BEGIN EXCERPTED DATA

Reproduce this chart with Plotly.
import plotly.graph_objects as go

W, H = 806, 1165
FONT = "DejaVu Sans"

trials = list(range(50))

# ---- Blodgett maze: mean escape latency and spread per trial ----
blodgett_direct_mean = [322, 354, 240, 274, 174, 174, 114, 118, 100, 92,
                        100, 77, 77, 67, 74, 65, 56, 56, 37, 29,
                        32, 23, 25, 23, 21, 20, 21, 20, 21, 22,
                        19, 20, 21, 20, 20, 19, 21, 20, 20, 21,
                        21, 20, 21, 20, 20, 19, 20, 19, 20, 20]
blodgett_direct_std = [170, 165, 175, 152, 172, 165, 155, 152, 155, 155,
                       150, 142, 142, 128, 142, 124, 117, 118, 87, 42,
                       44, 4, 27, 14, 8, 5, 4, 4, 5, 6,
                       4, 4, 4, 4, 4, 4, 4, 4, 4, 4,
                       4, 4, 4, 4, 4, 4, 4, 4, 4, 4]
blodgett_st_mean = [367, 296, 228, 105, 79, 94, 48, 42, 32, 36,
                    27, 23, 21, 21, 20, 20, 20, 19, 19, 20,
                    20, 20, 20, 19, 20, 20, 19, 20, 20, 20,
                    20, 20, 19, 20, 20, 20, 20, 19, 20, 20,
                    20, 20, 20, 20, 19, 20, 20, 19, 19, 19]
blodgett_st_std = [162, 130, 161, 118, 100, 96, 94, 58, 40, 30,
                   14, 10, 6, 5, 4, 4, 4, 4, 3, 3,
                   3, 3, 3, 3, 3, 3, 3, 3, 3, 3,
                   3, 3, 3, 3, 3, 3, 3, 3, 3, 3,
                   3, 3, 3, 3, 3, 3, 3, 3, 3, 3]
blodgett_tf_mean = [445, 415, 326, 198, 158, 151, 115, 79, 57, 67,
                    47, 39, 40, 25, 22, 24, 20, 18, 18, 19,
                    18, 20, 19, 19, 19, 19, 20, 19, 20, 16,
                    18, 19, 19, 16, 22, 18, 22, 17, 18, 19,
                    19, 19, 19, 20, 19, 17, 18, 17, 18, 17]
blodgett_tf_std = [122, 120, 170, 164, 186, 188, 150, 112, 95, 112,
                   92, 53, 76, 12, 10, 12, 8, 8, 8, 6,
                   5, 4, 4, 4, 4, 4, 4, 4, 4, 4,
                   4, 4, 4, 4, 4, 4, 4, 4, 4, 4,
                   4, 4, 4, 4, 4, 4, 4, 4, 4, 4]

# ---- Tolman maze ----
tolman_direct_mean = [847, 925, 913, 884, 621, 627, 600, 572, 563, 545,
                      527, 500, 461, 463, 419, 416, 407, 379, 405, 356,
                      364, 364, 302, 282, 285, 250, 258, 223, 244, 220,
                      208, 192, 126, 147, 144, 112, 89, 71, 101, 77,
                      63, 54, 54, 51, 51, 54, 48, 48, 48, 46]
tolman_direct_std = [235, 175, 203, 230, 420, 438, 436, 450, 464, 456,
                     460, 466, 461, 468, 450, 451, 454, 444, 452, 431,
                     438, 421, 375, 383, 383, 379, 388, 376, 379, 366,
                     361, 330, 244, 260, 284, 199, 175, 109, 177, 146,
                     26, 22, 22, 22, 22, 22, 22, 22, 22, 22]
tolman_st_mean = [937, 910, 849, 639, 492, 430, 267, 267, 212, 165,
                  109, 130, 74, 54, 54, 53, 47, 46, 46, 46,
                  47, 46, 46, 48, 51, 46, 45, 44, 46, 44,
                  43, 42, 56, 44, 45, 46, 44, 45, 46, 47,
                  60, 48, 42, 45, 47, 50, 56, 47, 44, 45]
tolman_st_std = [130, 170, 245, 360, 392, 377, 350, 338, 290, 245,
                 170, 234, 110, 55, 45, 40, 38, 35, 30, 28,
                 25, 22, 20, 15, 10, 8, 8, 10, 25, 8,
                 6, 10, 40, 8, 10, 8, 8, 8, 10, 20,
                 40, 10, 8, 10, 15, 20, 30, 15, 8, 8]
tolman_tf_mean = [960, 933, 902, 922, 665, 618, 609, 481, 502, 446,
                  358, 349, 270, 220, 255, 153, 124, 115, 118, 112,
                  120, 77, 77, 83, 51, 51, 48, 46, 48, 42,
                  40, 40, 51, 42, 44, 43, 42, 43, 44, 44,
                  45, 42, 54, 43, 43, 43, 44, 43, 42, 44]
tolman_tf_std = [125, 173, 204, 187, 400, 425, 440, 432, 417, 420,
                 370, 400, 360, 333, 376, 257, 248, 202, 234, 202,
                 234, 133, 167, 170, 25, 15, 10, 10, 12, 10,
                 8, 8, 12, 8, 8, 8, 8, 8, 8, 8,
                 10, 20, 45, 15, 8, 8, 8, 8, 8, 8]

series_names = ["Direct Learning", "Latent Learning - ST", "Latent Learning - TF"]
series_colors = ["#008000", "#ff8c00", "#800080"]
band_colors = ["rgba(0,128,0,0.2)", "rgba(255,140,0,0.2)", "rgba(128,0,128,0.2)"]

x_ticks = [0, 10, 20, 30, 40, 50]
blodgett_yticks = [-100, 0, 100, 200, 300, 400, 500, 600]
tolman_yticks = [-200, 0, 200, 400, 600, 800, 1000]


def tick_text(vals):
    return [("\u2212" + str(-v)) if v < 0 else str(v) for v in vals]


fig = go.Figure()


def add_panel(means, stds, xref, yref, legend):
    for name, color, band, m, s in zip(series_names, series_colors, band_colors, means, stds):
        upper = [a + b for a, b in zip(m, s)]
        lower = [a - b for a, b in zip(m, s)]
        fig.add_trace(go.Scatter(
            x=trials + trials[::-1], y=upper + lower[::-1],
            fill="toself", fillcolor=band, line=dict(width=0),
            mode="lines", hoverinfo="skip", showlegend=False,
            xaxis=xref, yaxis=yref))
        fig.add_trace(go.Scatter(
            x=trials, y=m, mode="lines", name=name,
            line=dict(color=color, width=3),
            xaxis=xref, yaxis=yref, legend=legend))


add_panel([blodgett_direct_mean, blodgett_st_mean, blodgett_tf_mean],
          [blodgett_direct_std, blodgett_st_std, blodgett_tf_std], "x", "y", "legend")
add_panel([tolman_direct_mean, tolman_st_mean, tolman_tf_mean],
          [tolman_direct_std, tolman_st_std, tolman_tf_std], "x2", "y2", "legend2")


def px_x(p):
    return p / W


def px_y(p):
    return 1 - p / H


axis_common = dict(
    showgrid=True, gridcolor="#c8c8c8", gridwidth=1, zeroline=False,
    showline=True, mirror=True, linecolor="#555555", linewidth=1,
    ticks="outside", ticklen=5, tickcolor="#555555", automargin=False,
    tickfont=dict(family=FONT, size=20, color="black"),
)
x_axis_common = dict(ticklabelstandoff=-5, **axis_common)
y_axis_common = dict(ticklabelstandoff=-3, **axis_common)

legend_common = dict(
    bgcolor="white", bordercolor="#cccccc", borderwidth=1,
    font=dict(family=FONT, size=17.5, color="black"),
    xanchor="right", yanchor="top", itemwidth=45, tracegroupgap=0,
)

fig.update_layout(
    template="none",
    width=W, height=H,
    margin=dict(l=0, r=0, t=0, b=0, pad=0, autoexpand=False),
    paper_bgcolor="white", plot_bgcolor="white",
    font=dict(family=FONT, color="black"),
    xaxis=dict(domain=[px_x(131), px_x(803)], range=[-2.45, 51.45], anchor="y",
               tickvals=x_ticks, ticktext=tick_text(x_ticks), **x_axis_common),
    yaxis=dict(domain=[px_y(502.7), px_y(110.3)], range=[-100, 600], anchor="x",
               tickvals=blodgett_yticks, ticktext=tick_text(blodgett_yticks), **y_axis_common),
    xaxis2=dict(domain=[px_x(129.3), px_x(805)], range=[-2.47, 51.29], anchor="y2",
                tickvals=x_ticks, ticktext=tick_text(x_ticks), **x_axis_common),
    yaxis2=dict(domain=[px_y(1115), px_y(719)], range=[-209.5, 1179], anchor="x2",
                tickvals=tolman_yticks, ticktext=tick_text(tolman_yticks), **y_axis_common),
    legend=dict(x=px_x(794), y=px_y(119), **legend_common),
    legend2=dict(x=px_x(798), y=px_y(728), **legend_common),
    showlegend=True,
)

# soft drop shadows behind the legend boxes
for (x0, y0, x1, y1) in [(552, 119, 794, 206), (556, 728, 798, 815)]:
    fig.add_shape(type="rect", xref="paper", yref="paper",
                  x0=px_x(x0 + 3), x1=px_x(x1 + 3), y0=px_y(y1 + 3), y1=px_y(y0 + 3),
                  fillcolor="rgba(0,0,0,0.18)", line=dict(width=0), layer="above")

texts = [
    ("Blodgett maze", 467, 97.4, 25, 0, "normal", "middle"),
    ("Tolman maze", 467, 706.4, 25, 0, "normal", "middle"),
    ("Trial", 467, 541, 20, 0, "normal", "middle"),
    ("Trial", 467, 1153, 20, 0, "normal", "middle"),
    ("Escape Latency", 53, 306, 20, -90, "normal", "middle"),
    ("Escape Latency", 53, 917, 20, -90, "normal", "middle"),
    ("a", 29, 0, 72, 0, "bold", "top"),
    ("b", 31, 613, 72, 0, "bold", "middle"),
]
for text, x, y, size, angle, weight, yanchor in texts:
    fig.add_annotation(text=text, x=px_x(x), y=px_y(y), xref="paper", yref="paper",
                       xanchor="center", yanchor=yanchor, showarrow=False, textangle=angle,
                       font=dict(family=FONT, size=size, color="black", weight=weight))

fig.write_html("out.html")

END EXCERPTED DATA
BEGIN EXCERPTED DATA

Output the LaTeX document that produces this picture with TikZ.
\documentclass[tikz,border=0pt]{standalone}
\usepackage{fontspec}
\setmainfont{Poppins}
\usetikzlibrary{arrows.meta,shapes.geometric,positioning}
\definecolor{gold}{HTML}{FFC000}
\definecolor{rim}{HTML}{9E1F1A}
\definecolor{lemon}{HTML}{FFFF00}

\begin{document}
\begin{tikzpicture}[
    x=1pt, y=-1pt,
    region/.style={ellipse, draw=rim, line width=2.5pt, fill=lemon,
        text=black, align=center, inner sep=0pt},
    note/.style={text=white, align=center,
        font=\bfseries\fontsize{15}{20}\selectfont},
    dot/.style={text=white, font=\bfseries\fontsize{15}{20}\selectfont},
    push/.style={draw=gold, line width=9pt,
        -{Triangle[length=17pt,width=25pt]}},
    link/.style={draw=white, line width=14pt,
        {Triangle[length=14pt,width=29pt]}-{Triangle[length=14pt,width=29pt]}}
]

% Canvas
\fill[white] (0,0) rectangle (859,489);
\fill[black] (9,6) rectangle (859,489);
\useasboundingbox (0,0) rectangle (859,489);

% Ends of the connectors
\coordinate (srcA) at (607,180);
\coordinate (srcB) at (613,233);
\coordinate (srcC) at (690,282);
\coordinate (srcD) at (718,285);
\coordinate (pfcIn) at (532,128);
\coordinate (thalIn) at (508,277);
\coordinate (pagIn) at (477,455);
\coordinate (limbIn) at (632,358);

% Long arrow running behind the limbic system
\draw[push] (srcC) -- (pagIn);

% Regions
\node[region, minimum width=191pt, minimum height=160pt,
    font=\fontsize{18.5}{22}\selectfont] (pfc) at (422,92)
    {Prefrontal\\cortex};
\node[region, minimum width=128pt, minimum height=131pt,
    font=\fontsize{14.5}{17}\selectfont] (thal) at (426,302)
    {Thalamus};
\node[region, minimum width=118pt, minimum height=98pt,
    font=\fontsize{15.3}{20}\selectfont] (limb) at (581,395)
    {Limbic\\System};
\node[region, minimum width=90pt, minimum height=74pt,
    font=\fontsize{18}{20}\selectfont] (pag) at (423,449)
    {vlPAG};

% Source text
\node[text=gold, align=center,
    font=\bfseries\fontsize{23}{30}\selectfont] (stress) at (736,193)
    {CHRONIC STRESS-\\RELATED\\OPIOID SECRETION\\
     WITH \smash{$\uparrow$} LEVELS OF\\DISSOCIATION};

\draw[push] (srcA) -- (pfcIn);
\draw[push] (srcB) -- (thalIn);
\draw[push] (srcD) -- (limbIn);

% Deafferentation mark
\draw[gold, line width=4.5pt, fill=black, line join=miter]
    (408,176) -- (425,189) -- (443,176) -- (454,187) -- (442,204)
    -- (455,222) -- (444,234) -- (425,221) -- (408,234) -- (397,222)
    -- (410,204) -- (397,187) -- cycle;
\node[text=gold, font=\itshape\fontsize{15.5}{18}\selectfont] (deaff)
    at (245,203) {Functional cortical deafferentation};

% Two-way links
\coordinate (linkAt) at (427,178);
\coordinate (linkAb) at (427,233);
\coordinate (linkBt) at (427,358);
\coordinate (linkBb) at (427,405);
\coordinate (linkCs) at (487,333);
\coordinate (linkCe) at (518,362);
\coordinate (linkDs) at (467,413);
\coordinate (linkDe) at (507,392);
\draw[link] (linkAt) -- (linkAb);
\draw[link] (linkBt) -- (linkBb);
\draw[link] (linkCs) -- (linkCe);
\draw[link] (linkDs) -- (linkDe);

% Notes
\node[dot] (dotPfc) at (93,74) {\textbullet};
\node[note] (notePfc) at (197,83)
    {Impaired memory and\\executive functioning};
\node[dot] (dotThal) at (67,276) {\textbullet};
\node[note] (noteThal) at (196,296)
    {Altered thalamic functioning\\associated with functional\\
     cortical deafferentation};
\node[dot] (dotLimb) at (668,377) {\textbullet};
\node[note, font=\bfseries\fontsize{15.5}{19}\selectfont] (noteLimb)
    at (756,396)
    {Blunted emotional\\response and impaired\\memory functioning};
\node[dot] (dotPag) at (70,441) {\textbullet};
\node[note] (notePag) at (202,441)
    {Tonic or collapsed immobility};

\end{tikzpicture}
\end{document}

END EXCERPTED DATA

_OBJECTIVE_
Only the lines from the one bearing "Reproduce this chart with Plotly." through the one bearing "trials = list(range(50))" should be repeated, exactly as given.

_RESPONSE_
Reproduce this chart with Plotly.
import plotly.graph_objects as go

W, H = 806, 1165
FONT = "DejaVu Sans"

trials = list(range(50))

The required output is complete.